• _YOUR GOAL_: Return the lines below exactly, from the first line to the line that contains "const seriesC = energies.map((x, i)". Leave out pictures.

• _PROVIDED MATERIAL_:
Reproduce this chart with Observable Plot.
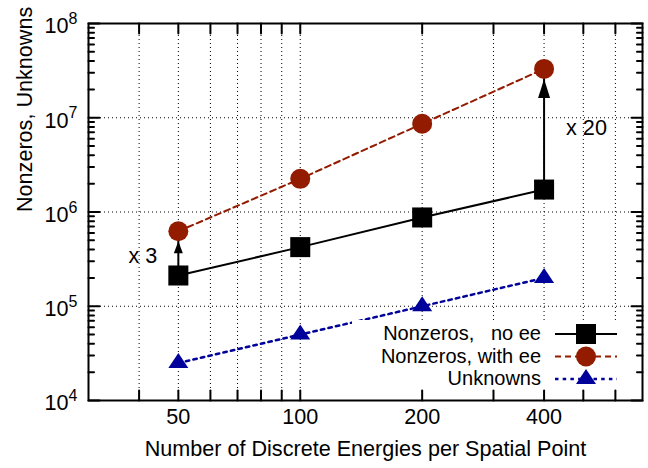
<!DOCTYPE html>
<html><head><meta charset="utf-8">
<script src="https://cdn.jsdelivr.net/npm/d3@7"></script>
<script src="https://cdn.jsdelivr.net/npm/@observablehq/plot@0.6"></script>
<style>
html,body{margin:0;padding:0;background:#fff;}
#chart svg{display:block;}
</style>
</head><body><div id="chart"></div>
<script>
// ---- data ----
const energies = [50, 100, 200, 400];
const nonzerosNoEE = [2.12e5, 4.24e5, 8.75e5, 1.73e6];
const nonzerosWithEE = [6.25e5, 2.25e6, 8.63e6, 3.3e7];
const unknowns = [2.5e4, 5e4, 1e5, 2e5];
const seriesNames = ["Nonzeros,   no ee", "Nonzeros, with ee", "Unknowns"];
const ratioIndex = [0, 3];
const ratioLabels = ["x 3", "x 20"];
const xTickLabels = [50, 100, 200, 400];
const xTickMarks = [40, 50, 60, 70, 80, 90, 100, 200, 300, 400, 500, 600];
const yDecades = [1e4, 1e5, 1e6, 1e7, 1e8];
const yExponents = ["4", "5", "6", "7", "8"];
const yMinorMultipliers = [2, 3, 4, 5, 6, 7, 8, 9];
const yGridLines = [1e5, 1e6, 1e7];
const xTitle = "Number of Discrete Energies per Spatial Point";
const yTitle = "Nonzeros, Unknowns";

// ---- styles ----
const W = 648, H = 468;
const mL = 88, mR = 6, mT = 23, mB = 68;
const fs = 21.6, legendFs = 20;
const font = "'Liberation Sans', Arial, Helvetica, sans-serif";
const black = "#000000", red = "#931b00", blue = "#00009a";

const yMinor = yDecades.slice(0, -1).flatMap(d => yMinorMultipliers.map(m => d * m));

const seriesA = energies.map((x, i) => ({x, y: nonzerosNoEE[i]}));
const seriesB = energies.map((x, i) => ({x, y: nonzerosWithEE[i]}));
const seriesC = energies.map((x, i) => ({x, y: unknowns[i]}));

const tickShape = {draw(ctx, l) { ctx.moveTo(0, 0); ctx.lineTo(0, -l); }};
const triShape = {draw(ctx, size) {
  const r = Math.sqrt(size / Math.PI);
  ctx.moveTo(0, -r); ctx.lineTo(r, r / 2); ctx.lineTo(-r, r / 2); ctx.closePath();
}};
const headShape = (h, w) => ({draw(ctx) {
  ctx.moveTo(0, 0); ctx.lineTo(w / 2, h); ctx.lineTo(-w / 2, h); ctx.closePath();
}});

const gridStyle = {stroke: "#000", strokeWidth: 1, strokeDasharray: "1,3"};
const geo = i => Math.sqrt(nonzerosNoEE[ratioIndex[i]] * nonzerosWithEE[ratioIndex[i]]);

const chart = Plot.plot({
  width: W, height: H,
  marginLeft: mL, marginRight: mR, marginTop: mT, marginBottom: mB,
  style: {fontFamily: font, fontSize: fs + "px", color: "#000", background: "#fff"},
  x: {type: "log", domain: [30, 700], axis: null},
  y: {type: "log", domain: [1e4, 1e8], axis: null},
  marks: [
    Plot.ruleX(xTickMarks, {x: d => d, ...gridStyle}),
    Plot.ruleY(yGridLines, {y: d => d, ...gridStyle}),
    Plot.line(seriesA, {x: "x", y: "y", stroke: black, strokeWidth: 2}),
    Plot.line(seriesB, {x: "x", y: "y", stroke: red, strokeWidth: 2, strokeDasharray: "6,4"}),
    Plot.line(seriesC, {x: "x", y: "y", stroke: blue, strokeWidth: 2.5, strokeDasharray: "3.5,4.2"}),
    Plot.ruleX(ratioIndex, {x: i => energies[i], y1: i => nonzerosNoEE[i], y2: i => nonzerosWithEE[i], stroke: black, strokeWidth: 2}),
    Plot.dot([ratioIndex[0]], {x: i => energies[i], y: i => nonzerosWithEE[i], dy: 10, r: 5, symbol: headShape(12, 9), fill: black, stroke: "none"}),
    Plot.dot([ratioIndex[1]], {x: i => energies[i], y: i => nonzerosWithEE[i], dy: 10, r: 5, symbol: headShape(19, 12), fill: black, stroke: "none"}),
    Plot.dot(seriesA, {x: "x", y: "y", symbol: "square", r: 11.3, fill: black, stroke: "none"}),
    Plot.dot(seriesB, {x: "x", y: "y", symbol: "circle", r: 10, fill: red, stroke: "none"}),
    Plot.dot(seriesC, {x: "x", y: "y", symbol: triShape, r: 10, fill: blue, stroke: "none"}),
    Plot.text([0], {x: i => energies[ratioIndex[i]], y: geo, text: i => ratioLabels[i], textAnchor: "end", dx: -21, dy: 3, fontSize: fs, fill: "#000"}),
    Plot.text([1], {x: i => energies[ratioIndex[i]], y: geo, text: i => ratioLabels[i], textAnchor: "start", dx: 22, dy: -1, fontSize: fs, fill: "#000"}),
    Plot.frame({stroke: "#000", strokeWidth: 2}),
    // ticks (inward)
    Plot.vector(xTickMarks, {x: d => d, frameAnchor: "bottom", length: 10, anchor: "start", rotate: 0, shape: tickShape, stroke: "#000", strokeWidth: 2}),
    Plot.vector(xTickMarks, {x: d => d, frameAnchor: "top", length: 10, anchor: "start", rotate: 180, shape: tickShape, stroke: "#000", strokeWidth: 2}),
    Plot.vector(yDecades, {y: d => d, frameAnchor: "left", length: 11, anchor: "start", rotate: 90, shape: tickShape, stroke: "#000", strokeWidth: 2}),
    Plot.vector(yDecades, {y: d => d, frameAnchor: "right", length: 11, anchor: "start", rotate: -90, shape: tickShape, stroke: "#000", strokeWidth: 2}),
    Plot.vector(yMinor, {y: d => d, frameAnchor: "left", length: 5.5, anchor: "start", rotate: 90, shape: tickShape, stroke: "#000", strokeWidth: 2}),
    Plot.vector(yMinor, {y: d => d, frameAnchor: "right", length: 5.5, anchor: "start", rotate: -90, shape: tickShape, stroke: "#000", strokeWidth: 2}),
    // tick labels
    Plot.text(xTickLabels, {x: d => d, frameAnchor: "bottom", dy: 23, text: d => String(d), fontSize: fs, fill: "#000"}),
    Plot.text(yDecades, {y: d => d, frameAnchor: "left", dx: -20, dy: 3, textAnchor: "end", text: () => "10", fontSize: fs, fill: "#000"}),
    Plot.text(yDecades, {y: d => d, frameAnchor: "left", dx: -11, dy: -4.6, textAnchor: "end", text: (d, i) => yExponents[i], fontSize: 16, fill: "#000"}),
    // titles
    Plot.text([xTitle], {frameAnchor: "bottom", dy: 55, text: d => d, fontSize: fs, fill: "#000"}),
    Plot.text([yTitle], {frameAnchor: "left", dx: -63, rotate: -90, text: d => d, fontSize: fs, fill: "#000"})
  ]
});
document.getElementById("chart").appendChild(chart);

// ---- legend (inside plot, bottom right, opaque box) ----
const frameRight = W - mR, frameBottom = H - mB;
const svg = d3.select(chart);
const lg = svg.append("g").attr("font-family", font).attr("font-size", legendFs);
lg.append("rect")
  .attr("x", frameRight - 290).attr("y", frameBottom - 80)
  .attr("width", 284).attr("height", 69).attr("fill", "#fff");
const legendDefs = [
  {stroke: black, width: 2, dash: null, fill: black, sym: d3.symbol().type(d3.symbolSquare).size(Math.PI * 11.3 * 11.3)()},
  {stroke: red, width: 2, dash: "6,4", fill: red, sym: d3.symbol().type(d3.symbolCircle).size(Math.PI * 100)()},
  {stroke: blue, width: 2.5, dash: "3.5,4.2", fill: blue, sym: d3.symbol().type(triShape).size(Math.PI * 100)()}
];
const rowY = [frameBottom - 66, frameBottom - 43.5, frameBottom - 21];
const textRight = frameRight - 101, lineX1 = frameRight - 87, lineX2 = frameRight - 25, markX = frameRight - 56;
seriesNames.forEach((name, i) => {
  const d = legendDefs[i];
  lg.append("text").attr("x", textRight).attr("y", rowY[i]).attr("dy", "0.32em")
    .attr("text-anchor", "end").attr("xml:space", "preserve").style("white-space", "pre")
    .attr("fill", "#000").text(name);
  const ln = lg.append("line").attr("x1", lineX1).attr("x2", lineX2).attr("y1", rowY[i]).attr("y2", rowY[i])
    .attr("stroke", d.stroke).attr("stroke-width", d.width);
  if (d.dash) ln.attr("stroke-dasharray", d.dash);
  lg.append("path").attr("d", d.sym).attr("transform", `translate(${markX},${rowY[i]})`).attr("fill", d.fill);
});
</script>
</body></html>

• _PROBLEM SOLUTION_:
Reproduce this chart with Observable Plot.
<!DOCTYPE html>
<html><head><meta charset="utf-8">
<script src="https://cdn.jsdelivr.net/npm/d3@7"></script>
<script src="https://cdn.jsdelivr.net/npm/@observablehq/plot@0.6"></script>
<style>
html,body{margin:0;padding:0;background:#fff;}
#chart svg{display:block;}
</style>
</head><body><div id="chart"></div>
<script>
// ---- data ----
const energies = [50, 100, 200, 400];
const nonzerosNoEE = [2.12e5, 4.24e5, 8.75e5, 1.73e6];
const nonzerosWithEE = [6.25e5, 2.25e6, 8.63e6, 3.3e7];
const unknowns = [2.5e4, 5e4, 1e5, 2e5];
const seriesNames = ["Nonzeros,   no ee", "Nonzeros, with ee", "Unknowns"];
const ratioIndex = [0, 3];
const ratioLabels = ["x 3", "x 20"];
const xTickLabels = [50, 100, 200, 400];
const xTickMarks = [40, 50, 60, 70, 80, 90, 100, 200, 300, 400, 500, 600];
const yDecades = [1e4, 1e5, 1e6, 1e7, 1e8];
const yExponents = ["4", "5", "6", "7", "8"];
const yMinorMultipliers = [2, 3, 4, 5, 6, 7, 8, 9];
const yGridLines = [1e5, 1e6, 1e7];
const xTitle = "Number of Discrete Energies per Spatial Point";
const yTitle = "Nonzeros, Unknowns";

// ---- styles ----
const W = 648, H = 468;
const mL = 88, mR = 6, mT = 23, mB = 68;
const fs = 21.6, legendFs = 20;
const font = "'Liberation Sans', Arial, Helvetica, sans-serif";
const black = "#000000", red = "#931b00", blue = "#00009a";

const yMinor = yDecades.slice(0, -1).flatMap(d => yMinorMultipliers.map(m => d * m));

const seriesA = energies.map((x, i) => ({x, y: nonzerosNoEE[i]}));
const seriesB = energies.map((x, i) => ({x, y: nonzerosWithEE[i]}));
const seriesC = energies.map((x, i) => ({x, y: unknowns[i]}));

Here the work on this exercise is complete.